Waka Kotahi NZ Transport Agency is about to take the first steps in constructing Te Ara o Te Ata: Mt Messenger Bypass, with preparations for an innovative cableway structure taking centre stage.
At the same time the project’s major environmental commitment is underway, with a start to the formation of a pest management area covering 3,650 hectares of bush on either side of the new route.
Waka Kotahi Director Regional Relationships Linda Stewart says the two streams of activity demonstrate the broad deliverables of the project.
“Our goal is to build a safer, more reliable and more resilient 6km section of State Highway 3 while delivering significant and long-lasting environmental benefits.
“Waka Kotahi, the Mt Messenger Alliance and our iwi partner Ngāti Tama are thrilled to be getting started on this hugely important project for Taranaki and Aotearoa New Zealand.”
Made up of Waka Kotahi, Downer, HEB Construction, Tonkin+Taylor and WSP, the Mt Messenger Alliance will start work on vegetation clearance for the foundations and anchors of the 1.1km temporary cableway – which will be used for about 12 months to transport machinery and personnel over a deep vegetated valley into the heart of the bypass alignment.
A first for roading projects in New Zealand, the cableway will have a 28-metre-high central tower near to the existing rest area at the top of Mt Messenger.
“The cableway will allow us to start this project much sooner than would otherwise have been possible.
“It’s a smart solution that can get the project off to a good start and help us deliver the bypass much earlier than had been expected.”
Building on the environmental monitoring and protection work that Alliance ecologists have been undertaking since 2017, the start of track formation in the surrounding forest will signal a major milestone for the project’s environmental commitments.
Mrs Stewart says the project team is excited to be starting the intensive and enduring pest management programme that will cover 3,650 hectares, or 36.5 square kilometres, of forest.
“The Alliance team, working with Ngāti Tama, will create a 250km network of traps and bait stations placed every 100 to 150 metres to reduce the numbers of all significant pests such as rats, stoats, possums, feral pigs, feral cats, deer, goats and weasels.
“This will support recovery of the mature native forest and habitat surrounding the bypass route, which has suffered from serious pest damage, and provide an environment where threatened species such as long-tailed bats, lizards, kiwi and other native birds can thrive.”
It is estimated that the kiwi population in this area could increase by more than 1,200 birds over 30 years.
“Te Ara o Te Ata has been described as an environmental project with a road running through it, as opposed to the other way around.

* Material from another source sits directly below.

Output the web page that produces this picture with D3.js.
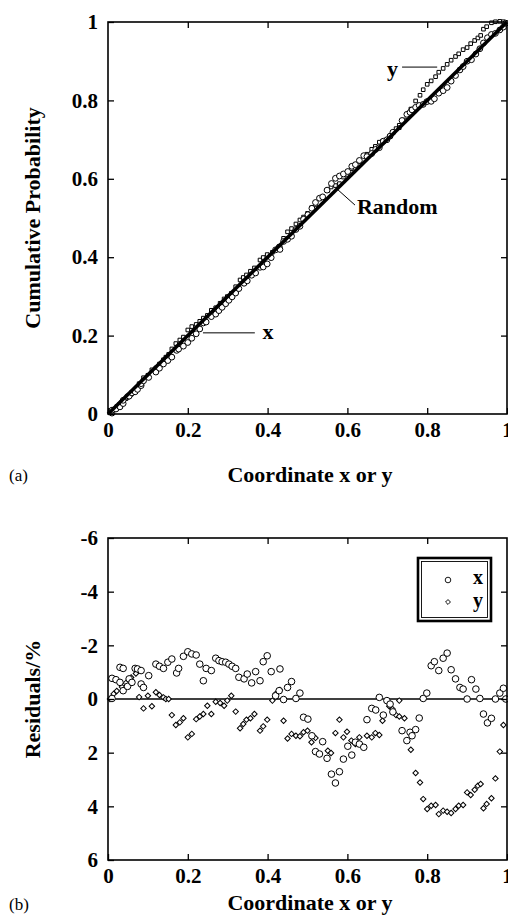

We take a great deal of pride in this and feel a significant responsibility to live up to it.
“This project will be of major benefit to Taranaki – delivering numerous safety, economic and environmental outcomes – and we look forward to getting started.”
Chair of the Taranaki Mayoral forum, Phil Nixon, was pleased to see the long-awaited project get underway.
“This is great news. State Highway 3 is a vital connection for Taranaki and the Taranaki Mayoral Forum has been advocating for this project for many years.
“A safer more reliable northern corridor is absolutely crucial for our region’s ongoing economic growth and prosperity.
“I'm also pleased to see the innovative use of technology to speed the construction process, alongside the commitment to environmental and biodiversity restoration.
“However, there is much more work still to be done and the Taranaki Mayoral Forum is committed to advocating for further investment and safety upgrades to a number of high risk locations across our region.”
Ngāti Tama Chair Paul Silich says the iwi is excited about the start of the project.
“We are putting in place a monitoring plan that will give the iwi cultural oversight of the project as well as opportunities to tender for contracts, employment and training for the different workstreams – such as environmental, ecological, cultural and general works around building a road.
“The iwi is on a journey of rediscovery where we will be working on and connected to the land again, practising our kaitiakitanga in our ancestral rohe (lands).”